İsrail; kurmay başkanı, komutanlar ve bilim adamlarına yaptığı suikastlardan sonra füze ve roketleriyle İran’ın ceberut rejimden canı burnunda olan İran halkını ayaklandırmak istedi. Şimdilik başarılı olamadı.
Bekleyip göreceğiz: ABD’nin Fordo, Natanz ve İsfahan nükleer tesislerini vurması İran İslam Cumhuriyeti Hükümeti’ni ortadan kaldıracak, Molla Rejimini yıkacak mı? Yıkılanın yerine koyacakları yönetimle Irak’ta ve Suriye’de olduğu gibi petrol ve doğalgaz alanlarına çökecekler mi?
*
Gezi parkı eylemlerinden tutuklanan Osman Kavala, Yiğit Aksakoğlu ve Mücella Yapıcı “hükümeti ortadan kaldırmaya” teşebbüsle suçlanırken, Çiğdem Mater Utku, Ali Hakan Altınay, Mine Özerden, Şerafettin Can Atalay, Tayfun Kahraman, Yiğit Ali Ekmekçi, Ayşe Barım “hükümeti ortadan kaldırmaya yardım etmekle” suçlanıyor.
Soruyorum:
İsrail’in, ABD’nin ve Avrupa’nın yıllardır ambargo uyguladıkları İran’da füzeyle, bombayla başaramadığını “geziciler” Türkiye’de nasıl başaracaktı?
Ellerinde çakı yokken hükümeti ortadan nasıl kaldıracaklardı?
**
Büyük Ortadoğu Projesi tıkır tıkır işlerken hamasetten uzak durmak doğru olacaktır.

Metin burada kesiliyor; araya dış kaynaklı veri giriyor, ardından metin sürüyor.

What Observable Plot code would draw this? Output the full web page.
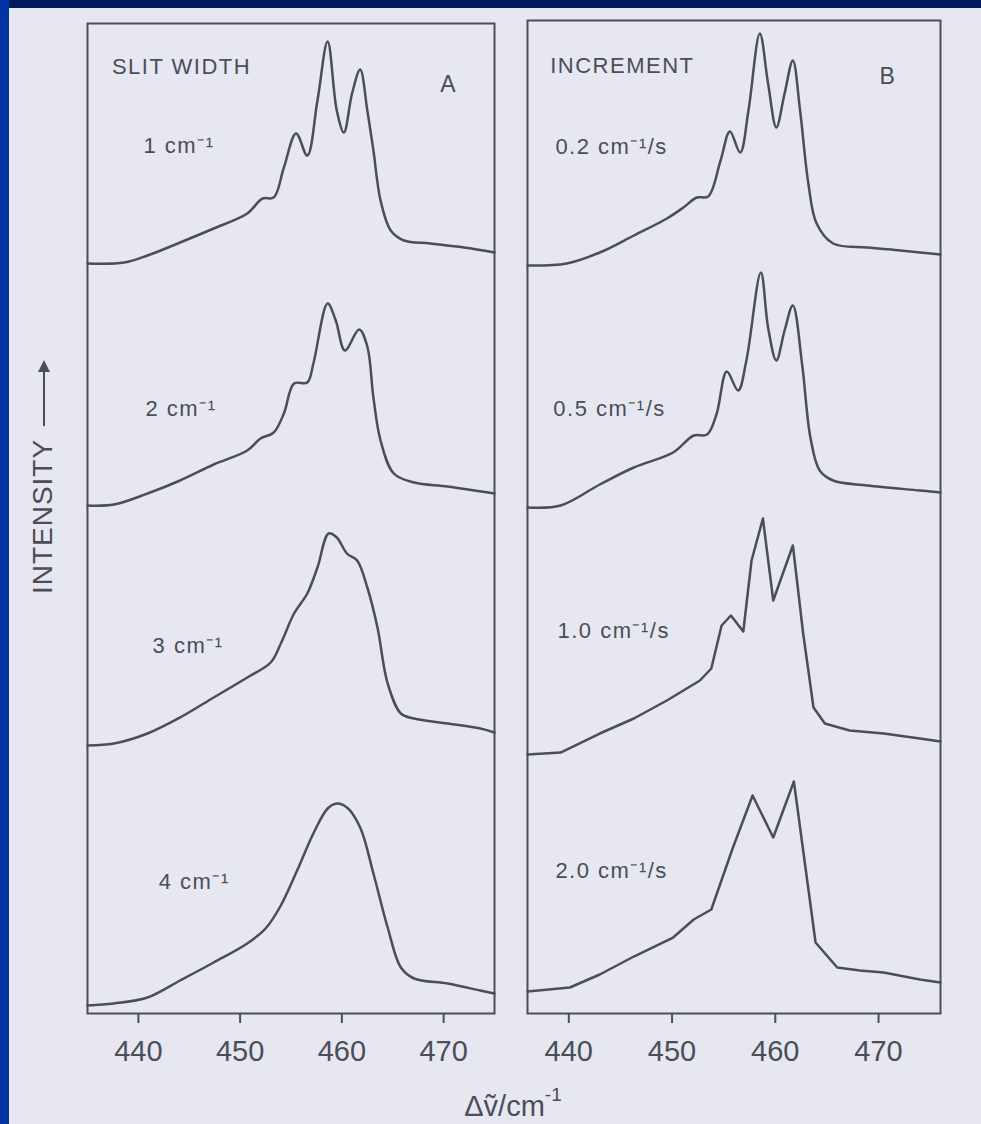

Konuşulması, tartışılması gereken,
“Bir kurucu anayasa anlayışı içerisinde yeni bir anayasaya ihtiyaç olduğu kabullenilmelidir” düşüncesidir.
Türkiye Cumhuriyeti’ne zarar veren:
Zeytin yerine kömürü seçmek, sağlıklı sanayileşme yerine çevreyi ve insanı yok eden vahşi kapitalizmi alkışlamak, desteklemek, yandaş sermayenin isteklerini bir bir yerine getirmektir.
Balıkesir için elli altı lirayı geçen mazotla enflasyon düşecek, fiyatlar inecek, her yer güllük gülistanlık olacak masalını görmezden gelmektir.
Genel başkan, belediye başkanı demeden tutuklayıp …miş’li …müş’lü ifadelerle içerde tutmaktır.
Anayasal hakkını kullanan öğrencileri korkutmaya çalışmaktır.
Binaları depreme dayanıklı hale getirmemektir.
Orman yangınları için önlem almamaktır.
Çiftçiye verilen tarım desteğini yasaların söylediği kadar yapmamaktır.
Ara zam isteklerini duymazdan gelmektir.
*
Madem, savaşla hükümet değiştirmek isteyen İsrail’le başladık, ülkemizle devam edelim.
Türkiye’de hükümetin değiştirilmesi rejimin başkalaştırılması için seçimden başka yol yoktur.
Ve
Seçmen, duymak istediklerine inanan kadın gibi gerçekleşmesini istediğini kulağına tatlı tatlı üfleyene oy verir.